Lynn’s answer never changed. “No.”
And Mother’s response, their evening prayer. “Then you will have to kill.”
Years before, Mother had shown her pictures of the thirsty dead. Their skin hung from their bones like the wallpaper that sloughed from the walls in the unused upstairs hallway. Swollen tongues were forced past lips cracked and bleeding. Eyes sunk so deeply into sockets that the outline of the skulls was evident.It is a hard life for a 16 year old. Lynn has killed, she has hunted animals for food, she harvests her small farm's crops, she has to haul in and purify the water.

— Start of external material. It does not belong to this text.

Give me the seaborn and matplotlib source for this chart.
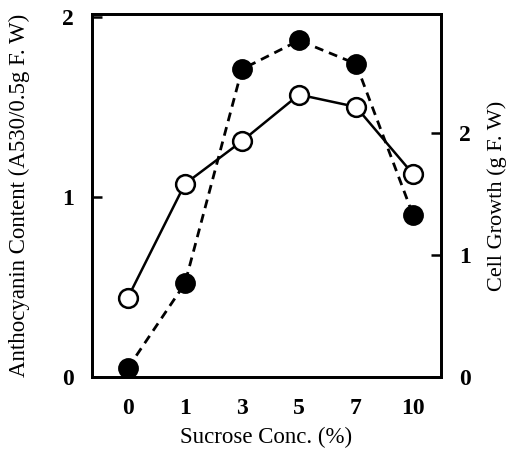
import matplotlib
matplotlib.use("Agg")
import matplotlib.pyplot as plt
import seaborn as sns
import pandas as pd

# Data
sucrose_conc = ["0", "1", "3", "5", "7", "10"]
anthocyanin = [0.05, 0.52, 1.71, 1.87, 1.74, 0.90]   # left axis, filled circles, dashed
cell_growth = [0.65, 1.58, 1.93, 2.31, 2.21, 1.66]   # right axis, open circles, solid

left_ticks = [0, 1, 2]
right_ticks = [0, 1, 2]

sns.set_theme(style="white")
plt.rcParams["font.family"] = ["Liberation Serif", "DejaVu Serif"]

df = pd.DataFrame({"conc": sucrose_conc, "antho": anthocyanin, "growth": cell_growth})

fig = plt.figure(figsize=(5.11, 4.5), dpi=100)
ax = fig.add_axes([0.180, 0.162, 0.683, 0.807])
ax2 = ax.twinx()

sns.lineplot(data=df, x="conc", y="antho", ax=ax, color="black", linewidth=2.0,
             linestyle=(0, (3.2, 2.2)), marker="o", markersize=13.5,
             markerfacecolor="black", markeredgecolor="black", markeredgewidth=1.5,
             sort=False)
sns.lineplot(data=df, x="conc", y="growth", ax=ax2, color="black", linewidth=1.8,
             marker="o", markersize=13.5, markerfacecolor="white",
             markeredgecolor="black", markeredgewidth=1.8, sort=False)

ax.set_xlim(-0.63, 5.49)
ax.set_ylim(0, 2.017)
ax2.set_ylim(0, 2.97)

ax.set_yticks(left_ticks)
ax.set_yticklabels([str(t) for t in left_ticks])
ax2.set_yticks(right_ticks)
ax2.set_yticklabels([str(t) for t in right_ticks])
ax.set_xticks(range(len(sucrose_conc)))
ax.set_xticklabels(sucrose_conc)

for a in (ax, ax2):
    for s in a.spines.values():
        s.set_color("black")
        s.set_linewidth(2.0)
    a.grid(False)

ax.tick_params(axis="both", direction="in", length=7, width=1.8, color="black",
               labelsize=17, labelcolor="black")
ax.tick_params(axis="x", pad=15)
ax.tick_params(axis="y", pad=13)
ax2.tick_params(axis="y", direction="in", length=7, width=1.8, color="black",
                labelsize=17, labelcolor="black", pad=13)
for lab in ax.get_xticklabels() + ax.get_yticklabels() + ax2.get_yticklabels():
    lab.set_fontweight("bold")

ax.set_xlabel("Sucrose Conc. (%)", fontsize=16.5, color="black", labelpad=6)
ax.set_ylabel("Anthocyanin Content (A530/0.5g F. W)", fontsize=16.5, color="black", labelpad=23)
ax2.set_ylabel("Cell Growth (g F. W)", fontsize=16, color="black", labelpad=12)

fig.savefig("out.png", dpi=100)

She spends hours sniping invaders from the rooftops of her home. There is no such thing as a break. The first 25% of the book is so brilliantly, sparsely written. The reader feels the urgency of the situation as Lynn and her mother battle out every day for survival, living under a state of constant alert, wary to any change, any sudden sounds that will warn them that a potential threat to their existence is approaching.
“Regret was for people with nothing to defend, people who had no water.”
“Years before, Mother had shown her pictures of the thirsty dead. Their skin hung from their bones like the wallpaper that sloughed from the walls in the unused upstairs hallway. Swollen tongues were forced past lips cracked and bleeding.”
"Water water every where, but not a drop to drink."